The other two shoveled a rough path of sand out from the front of the cabin, smoothed it and placed  the flagstones. To say they “placed” the stones does not do their process justice. They puzzled out how the rough-edged stones fit together, sometimes trying three or four before they were satisfied. They had to work with the materials available — stacks of stone that varied in size and shape — but also with an end in mind: a gently curving path leading out to a circular patio in a clearing. They had to make the surface stable and somewhat level so I wouldn’t trip on my nighttime forays out to watch the stars.

While one focused on fitting the stones in a pattern, a few feet at a time, the other worked on his knees with a hand trowel.
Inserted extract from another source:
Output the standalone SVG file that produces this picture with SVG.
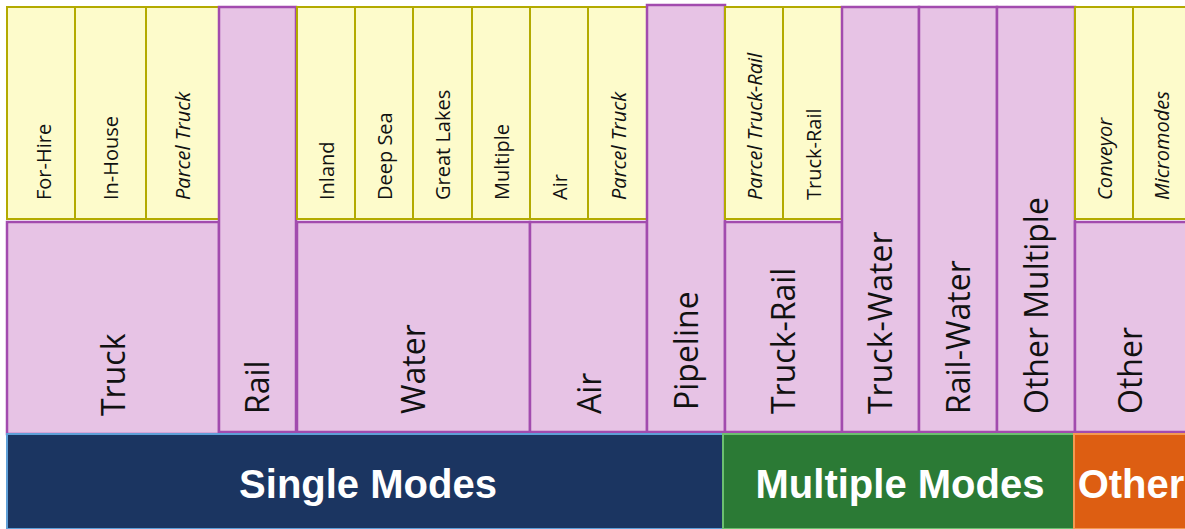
<svg xmlns="http://www.w3.org/2000/svg" width="1185" height="529" viewBox="0 0 1185 529">
<style>
.y{fill:#FDFBCB;stroke:#B3AA00;stroke-width:2}
.p{fill:#E7C3E5;stroke:#A24BAE;stroke-width:2.5}
.ty{font-family:"Open Sans","Liberation Sans",Arial,sans-serif;font-size:20px;fill:#111}
.ti{font-style:italic}
.tp{font-family:"Open Sans","Liberation Sans",Arial,sans-serif;font-size:32px;fill:#111}
.tb{font-family:"Liberation Sans",Arial,sans-serif;font-size:40px;font-weight:bold;fill:#fff;text-anchor:middle}
</style>
<rect width="1185" height="529" fill="#fff"/>
<g id="connectors"/>
<g id="truck">
<rect class="y" x="7" y="7" width="68" height="212"/>
<rect class="y" x="75" y="7" width="71" height="212"/>
<rect class="y" x="146" y="7" width="73" height="212"/>
<rect class="p" x="7" y="222" width="212" height="212"/>
<text class="ty" transform="translate(51,200) rotate(-90)">For-Hire</text>
<text class="ty" transform="translate(118,200) rotate(-90)">In-House</text>
<text class="ty ti" transform="translate(190,200) rotate(-90)">Parcel Truck</text>
<text class="tp" transform="translate(125,416) rotate(-90)">Truck</text>
</g>
<g id="rail">
<rect class="p" x="219" y="7" width="77" height="425"/>
<text class="tp" transform="translate(269,414) rotate(-90)">Rail</text>
</g>
<g id="water">
<rect class="y" x="297" y="7" width="58" height="212"/>
<rect class="y" x="355" y="7" width="58" height="212"/>
<rect class="y" x="413" y="7" width="59" height="212"/>
<rect class="y" x="472" y="7" width="58" height="212"/>
<rect class="p" x="297" y="222" width="233" height="210"/>
<text class="ty" transform="translate(334,200) rotate(-90)">Inland</text>
<text class="ty" transform="translate(392,200) rotate(-90)">Deep Sea</text>
<text class="ty" transform="translate(450,200) rotate(-90)">Great Lakes</text>
<text class="ty" transform="translate(509,200) rotate(-90)">Multiple</text>
<text class="tp" transform="translate(425,414) rotate(-90)">Water</text>
</g>
<g id="air">
<rect class="y" x="530" y="7" width="58" height="212"/>
<rect class="y" x="588" y="7" width="59" height="212"/>
<rect class="p" x="530" y="222" width="117" height="210"/>
<text class="ty" transform="translate(567,200) rotate(-90)">Air</text>
<text class="ty ti" transform="translate(626,200) rotate(-90)">Parcel Truck</text>
<text class="tp" transform="translate(601,414) rotate(-90)">Air</text>
</g>
<g id="pipeline">
<rect class="p" x="647" y="5" width="78" height="427"/>
<text class="tp" transform="translate(698,410) rotate(-90)">Pipeline</text>
</g>
<g id="truck-rail">
<rect class="y" x="725" y="7" width="58" height="212"/>
<rect class="y" x="783" y="7" width="59" height="212"/>
<rect class="p" x="725" y="222" width="117" height="210"/>
<text class="ty ti" transform="translate(762,200) rotate(-90)">Parcel Truck-Rail</text>
<text class="ty" transform="translate(821,200) rotate(-90)">Truck-Rail</text>
<text class="tp" transform="translate(795,414) rotate(-90)">Truck-Rail</text>
</g>
<g id="truck-water">
<rect class="p" x="842" y="7" width="77" height="425"/>
<text class="tp" transform="translate(892,414) rotate(-90)">Truck-Water</text>
</g>
<g id="rail-water">
<rect class="p" x="919" y="7" width="78" height="425"/>
<text class="tp" transform="translate(970,414) rotate(-90)">Rail-Water</text>
</g>
<g id="other-multiple">
<rect class="p" x="997" y="7" width="78" height="425"/>
<text class="tp" transform="translate(1048,414) rotate(-90)">Other Multiple</text>
</g>
<g id="other">
<rect class="y" x="1075" y="7" width="58" height="212"/>
<rect class="y" x="1133" y="7" width="58" height="212"/>
<rect class="p" x="1075" y="222" width="116" height="210"/>
<text class="ty ti" transform="translate(1112,200) rotate(-90)">Conveyor</text>
<text class="ty ti" transform="translate(1169,200) rotate(-90)">Micromodes</text>
<text class="tp" transform="translate(1142,414) rotate(-90)">Other</text>
</g>
<g id="single-modes">
<rect x="7" y="434" width="716" height="95" fill="#1B3561" stroke="#5FA0D8" stroke-width="2"/>
<text class="tb" x="368" y="498">Single Modes</text>
</g>
<g id="multiple-modes">
<rect x="723" y="434" width="351" height="95" fill="#2B7A35" stroke="#6CC070" stroke-width="2"/>
<text class="tb" x="900" y="498">Multiple Modes</text>
</g>
<g id="other-modes">
<rect x="1074" y="434" width="115" height="95" fill="#DD5E12" stroke="#F49A50" stroke-width="2"/>
<text class="tb" x="1131" y="498">Other</text>
</g>
</svg>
He dug sand from the designated space, placed the stone, tested it with a long level, pulled out the stone, dug out or added more sand, put the stone back, tested the level again. Often he would do this four or five times before he was satisfied. Only then would he take a length of 6-by-6, lay it along the stone and pound it secure with a mallet. Then he would check the level again. I never saw him scowl or heard him grumble. He whistled along with his Spanish-language music station, smiled when I walked out to hand him some cold water, blushed and shook his head that, no, he didn’t need the baño, and kept working.
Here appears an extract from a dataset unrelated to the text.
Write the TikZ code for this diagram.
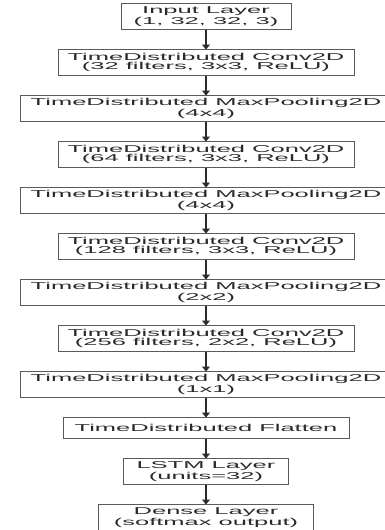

Flagstone steps at a mountain cabinThe last morning, the Kubota driver sharpened the edges of the gravel perimeter. He used leftover gravel to fill in thin spots and add a perimeter — not part of the paid job order — around a small woodshed. Out front, the two men used pickaxes and shovels to dig out four steps leading down from the cabin porch to the path. Then they wrestled giant flagstones — I bet each weighed more than either of them — and made four gorgeous, level, sturdy stairs. One got back on his knees and grouted the flagstones with sand. The other came behind to sweep and wash and resweep and rewash the stones, revealing marbles of gold and orange and rust I didn’t know were there. As all three cleaned the property of their construction debris, they grabbed loosened rocks and tossed them in pleasing piles edging the top of the path.

And there it was, a story made from stone!

Building stories

Still not seeing it? Imagine it again, subbing the soft materials of ideas and words for sand and gravel. Just as a journalist does — or should do — when constructing a story, the yardscape crew worked through a series of essential steps:

  1. Determine a purpose. (For my yard work, a path out to a patio for stargazing. For a story, maybe it’s a straightforward news report that provides clear information, an investigation that exposes wrong, or a narrative that takes readers on an experiential journey.)
  2. Envision what’s needed to support that purpose. (The yardscape crew needed to know what materials and expertise they would need to work in my challenging land — and I needed to know what I could afford. For a story, you need to identify sources — both people and records — determine if they are available in the time you have. You also need to consider expertise — graphics, photography, a data-base specialist? And, of course, figure out your deadline and budget.)
  3. Collect your material. (The yardscapers brought in a dump truck of gravel, a flatbed of flagstone, weed mesh, that cute orange Kubota and all manner of tools. Your story will need interviews, data, maybe on-scene observation. Just as they filled my yard with the stuff of the project, you need to fill your notebook with the stuff of story.)
  4. Outline. (The yard crew walked, eyeballed and measured the site, envisioning where they would put what. Story outlines come in many forms, but it’s the same process: Imagine where you would start, how you would move forward, where you would end. Along the way, figure out if you’re missing anything.)
  5. Write a rough first draft. (The gravel was shoved close to where it belonged; the flagstones were laid out in a decent, but not finished, pattern. So many of us, when we write, labor to perfect things sentence by sentence rather than making fast, effective work of getting it all down in a decent, but not finished, piece.)
  6. Write the real thing. (This is where the gravel was evened out and the stones were set and pounded into their permanent place. This is where you secure your lede, rearrange a few sections, tighten down to a faster, more sure ending. And just as the setter didn’t take shortcuts at leveling the stones, don’t take shortcuts with your nut graf.)
  7. Polish. (Gravel edges were tidied. Small stones were set into small gaps and tested with weight. Grout was worked into the seams. In story language, the work was being checked for flow, accuracy, style, grammar and consistency.)
  8. Hit SEND. (Fire up your reporter’s pickup and head onto the next story. But don’t forget to check in with the editor and story sources — the clients. If all is good, take a moment to survey your work over breakfast with coffee, or under the stars with a glass of chilled wine.)

Find your own metaphorical method

My childhood was surrounded by patterns and blueprints. My father built the house I grew up in and much of the furniture; my mother sewed and knitted; my brothers became engineers who do woodworking as an avocation. It took me a long, painful time to think of stories as things that are constructed — not just created through the divine intervention of some finicky muse.

If the metaphor doesn’t work for you, find your own. Maybe it helps you to think of stories as various forms of music, or as movies, or as planning and planting a garden. Each yields in a unique result. But all result, at core, from a similar process.